Canada has implemented Universal Health Care (UHC) which provides all citizens healthcare — regardless of income, status, or other factors. UHC allows everyone to have access to quality healthcare services without imposing any financial burdens on the individual or on families.
In this blog, we’ll talk about some of the key moments in Canadian healthcare history that have played an important role in managing and curing health problems, and that should be celebrated as such.
In 1921, a team of researchers at the University of Toronto started an experimental approach to finding a cure for diabetes. By 1922, Dr. Frederick Banting, Charles Best, J.B. Collip, and J.J.R. Macleod (who was their supervisor) announced the discovery of insulin. Banting and Macleod also received a Nobel Prize for insulin in 1923, as it was one of the most important yet also controversial breakthroughs of modern medicine. Insulin greatly impacted the life expectancy of people with diabetes, and today allows them to manage the condition to the best of their ability.
Invented in the Hospital for Sick Children in Toronto, Pablum was a cereal catered towards children created by doctors Alan Brown, Theodore Drake, and Frederick Tisdall. Concerned with the rate of infant mortality, they created a healthy palatable blend. It was a combination of cornmeal, wheat, bone meal, oats, brewer’s yeast, alfalfa and more. It contained nutrients like vitamins A, B1, B2, D, and E and many minerals. The word Pablum comes from ‘pabulum’ in Latin, which means foodstuff. It improved many children's health and was easy and quick to prepare.

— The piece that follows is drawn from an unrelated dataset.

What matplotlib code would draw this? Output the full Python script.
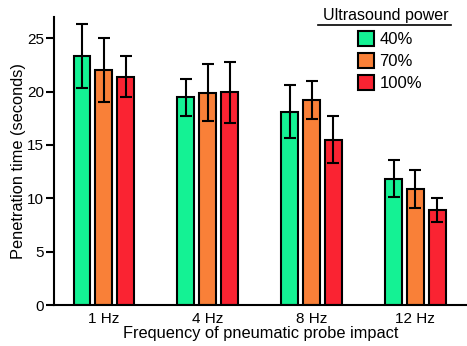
import numpy as np
import matplotlib
matplotlib.use("Agg")
import matplotlib.pyplot as plt
from matplotlib.patches import Patch
from matplotlib.lines import Line2D

plt.rcParams['font.family'] = ['Liberation Sans', 'DejaVu Sans']

# -------------------------------------------------
# DATA
# -------------------------------------------------
freqs = ['1 Hz', '4 Hz', '8 Hz', '12 Hz']
powers = ['40%', '70%', '100%']

mean_40 = [23.3, 19.45, 18.1, 11.85]
mean_70 = [22.05, 19.9, 19.2, 10.9]
mean_100 = [21.4, 19.95, 15.5, 8.9]

err_40 = [3.0, 1.7, 2.47, 1.7]
err_70 = [3.0, 2.7, 1.8, 1.8]
err_100 = [1.9, 2.85, 2.2, 1.1]

colors = ['#14F294', '#F98038', '#FA2332']

# -------------------------------------------------
# PLOT
# -------------------------------------------------
fig = plt.figure(figsize=(4.67, 3.46), dpi=100)
ax = fig.add_axes([0.1156, 0.1176, 0.884, 0.834])

x = np.arange(len(freqs))
width = 0.163
step = 0.21
means = [mean_40, mean_70, mean_100]
errs = [err_40, err_70, err_100]

for i, (m, e, c) in enumerate(zip(means, errs, colors)):
    ax.bar(x + (i - 1) * step, m, width, color=c, edgecolor='black',
           linewidth=1.5, yerr=e, zorder=2,
           error_kw=dict(ecolor='black', elinewidth=1.5, capsize=4.5, capthick=1.5))

ax.set_xlim(-0.48, 3.495)
ax.set_ylim(0, 27)
ax.set_yticks([0, 5, 10, 15, 20, 25])
ax.set_xticks(x)
ax.set_xticklabels(freqs)

ax.spines['top'].set_visible(False)
ax.spines['right'].set_visible(False)
ax.spines['left'].set_linewidth(1.5)
ax.spines['bottom'].set_linewidth(1.5)
ax.tick_params(axis='y', length=6, width=1.5, labelsize=11, pad=1)
ax.tick_params(axis='x', length=0, labelsize=11, pad=5)

ax.set_xlabel('Frequency of pneumatic probe impact', fontsize=11.8, labelpad=0)
ax.set_ylabel('Penetration time (seconds)', fontsize=11.8, labelpad=1)

# legend with underlined title
handles = [Patch(facecolor=c, edgecolor='black', linewidth=1.5) for c in colors]
leg = ax.legend(handles, powers, loc='upper left', bbox_to_anchor=(0.736, 0.950),
                frameon=False, fontsize=12, handlelength=1.0, handleheight=1.0,
                handletextpad=0.3, labelspacing=0.34, borderaxespad=0, borderpad=0)

fig.text(0.826, 0.956, 'Ultrasound power', fontsize=11.5, ha='center', va='center')
fig.add_artist(Line2D([0.680, 0.966], [0.929, 0.929], color='black', lw=1.2,
                      transform=fig.transFigure))

fig.savefig('out.png', dpi=100)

Implemented in 1966, Canada introduced the Medical Care Act — the legislation that allowed citizens across the country to have access to universal healthcare, supported and initiated by Saskatchewan premier Tommy Douglas. Saskatchewan adopted universal healthcare in 1962 and the country followed a short few years later. Prior to this, many Canadians did not have access to or could not afford basic healthcare, and this legislation greatly improved the lives of Canadians.
Birth control pills first became widespread and available in Canada in 1969, after it was approved by the FDA in the United States in 1960. The preventative pill was accessible to any woman — whomever wanted it could have it. Since then, there have been many different types of birth control invented. Some are pills and available over the counter, and some need to be inserted inside the body by doctors or professionals.
Before our current times, there needed to be an investigation by an Abortion Committee that would dictate whether or not a pregnancy put a woman’s life in danger. Dr. Henry Morgentaler dedicated 20 years of his life trying to rule out the abortion law. By 1988, the supreme court ruled that not allowing abortions violates the Canadian Charter of Rights and Freedoms. Now, women are free to get an abortion as they wish, regardless or whether or not it has a negative impact on a person’s health.
In June of that year, the Canadian government passed legislation for Canadian adults to request medical assistance in dying (MAID), through a process of eligibility. With respect to beliefs and religions, the government does not force any healthcare provider to perform MAID on their patients. However, another practitioner who is comfortable may perform it. In March 2021, revised legislation was passed in regards to the eligibility of patients who can request MAID.